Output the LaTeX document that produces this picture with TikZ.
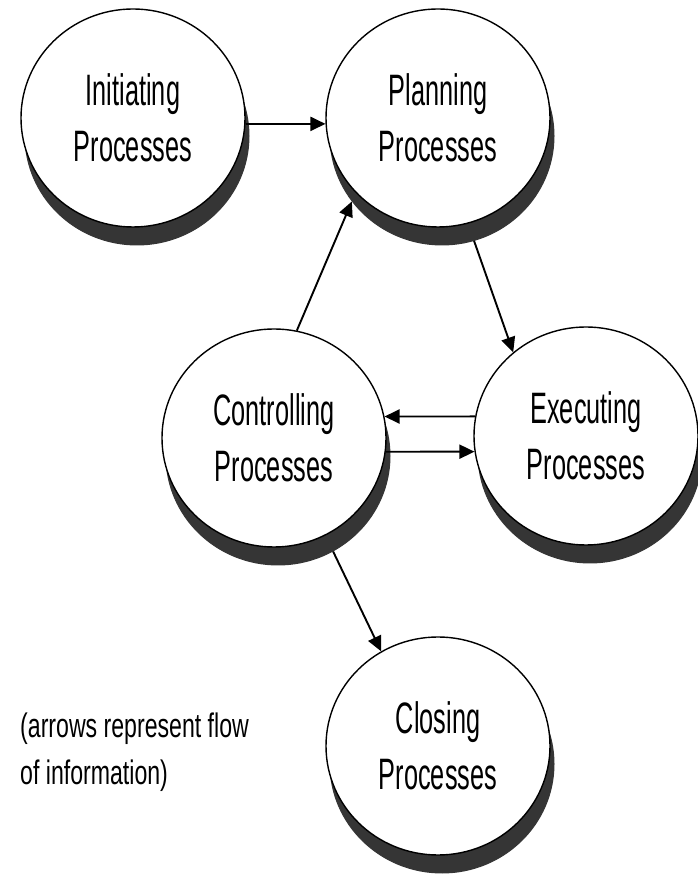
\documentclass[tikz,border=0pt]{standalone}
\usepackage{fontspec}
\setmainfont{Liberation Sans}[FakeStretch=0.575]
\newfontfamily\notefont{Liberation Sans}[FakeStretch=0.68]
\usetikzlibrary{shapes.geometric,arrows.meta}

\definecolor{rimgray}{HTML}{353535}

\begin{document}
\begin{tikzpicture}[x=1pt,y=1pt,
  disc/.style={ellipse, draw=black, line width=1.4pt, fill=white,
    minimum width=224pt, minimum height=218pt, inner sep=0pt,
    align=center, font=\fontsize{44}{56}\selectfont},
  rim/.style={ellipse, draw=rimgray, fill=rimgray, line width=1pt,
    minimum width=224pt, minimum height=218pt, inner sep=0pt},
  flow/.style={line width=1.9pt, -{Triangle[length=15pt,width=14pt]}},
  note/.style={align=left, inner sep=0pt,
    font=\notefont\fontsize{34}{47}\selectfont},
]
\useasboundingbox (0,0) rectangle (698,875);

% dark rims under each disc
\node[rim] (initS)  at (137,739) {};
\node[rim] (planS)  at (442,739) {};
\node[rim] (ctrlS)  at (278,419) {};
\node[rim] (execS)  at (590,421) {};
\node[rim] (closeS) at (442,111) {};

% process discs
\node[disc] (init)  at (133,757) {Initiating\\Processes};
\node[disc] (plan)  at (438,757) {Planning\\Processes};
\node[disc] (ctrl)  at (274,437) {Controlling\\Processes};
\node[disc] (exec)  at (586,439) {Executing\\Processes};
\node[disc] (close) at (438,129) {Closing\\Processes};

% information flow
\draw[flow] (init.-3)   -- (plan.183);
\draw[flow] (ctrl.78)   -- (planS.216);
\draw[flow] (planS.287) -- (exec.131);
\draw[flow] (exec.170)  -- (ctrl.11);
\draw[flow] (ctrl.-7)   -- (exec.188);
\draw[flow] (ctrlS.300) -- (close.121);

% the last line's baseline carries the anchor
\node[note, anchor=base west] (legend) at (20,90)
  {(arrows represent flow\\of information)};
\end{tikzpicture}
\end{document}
______________________________
- **Aim**: Set the listing down in full and exactly. Pictures within it should not appear in the copy.

- **Solution below**:
Output the LaTeX document that produces this picture with TikZ.
\documentclass[tikz,border=0pt]{standalone}
\usepackage{fontspec}
\setmainfont{Liberation Sans}[FakeStretch=0.575]
\newfontfamily\notefont{Liberation Sans}[FakeStretch=0.68]
\usetikzlibrary{shapes.geometric,arrows.meta}

\definecolor{rimgray}{HTML}{353535}

\begin{document}
\begin{tikzpicture}[x=1pt,y=1pt,
  disc/.style={ellipse, draw=black, line width=1.4pt, fill=white,
    minimum width=224pt, minimum height=218pt, inner sep=0pt,
    align=center, font=\fontsize{44}{56}\selectfont},
  rim/.style={ellipse, draw=rimgray, fill=rimgray, line width=1pt,
    minimum width=224pt, minimum height=218pt, inner sep=0pt},
  flow/.style={line width=1.9pt, -{Triangle[length=15pt,width=14pt]}},
  note/.style={align=left, inner sep=0pt,
    font=\notefont\fontsize{34}{47}\selectfont},
]
\useasboundingbox (0,0) rectangle (698,875);

% dark rims under each disc
\node[rim] (initS)  at (137,739) {};
\node[rim] (planS)  at (442,739) {};
\node[rim] (ctrlS)  at (278,419) {};
\node[rim] (execS)  at (590,421) {};
\node[rim] (closeS) at (442,111) {};

% process discs
\node[disc] (init)  at (133,757) {Initiating\\Processes};
\node[disc] (plan)  at (438,757) {Planning\\Processes};
\node[disc] (ctrl)  at (274,437) {Controlling\\Processes};
\node[disc] (exec)  at (586,439) {Executing\\Processes};
\node[disc] (close) at (438,129) {Closing\\Processes};

% information flow
\draw[flow] (init.-3)   -- (plan.183);
\draw[flow] (ctrl.78)   -- (planS.216);
\draw[flow] (planS.287) -- (exec.131);
\draw[flow] (exec.170)  -- (ctrl.11);
\draw[flow] (ctrl.-7)   -- (exec.188);
\draw[flow] (ctrlS.300) -- (close.121);

% the last line's baseline carries the anchor
\node[note, anchor=base west] (legend) at (20,90)
  {(arrows represent flow\\of information)};
\end{tikzpicture}
\end{document}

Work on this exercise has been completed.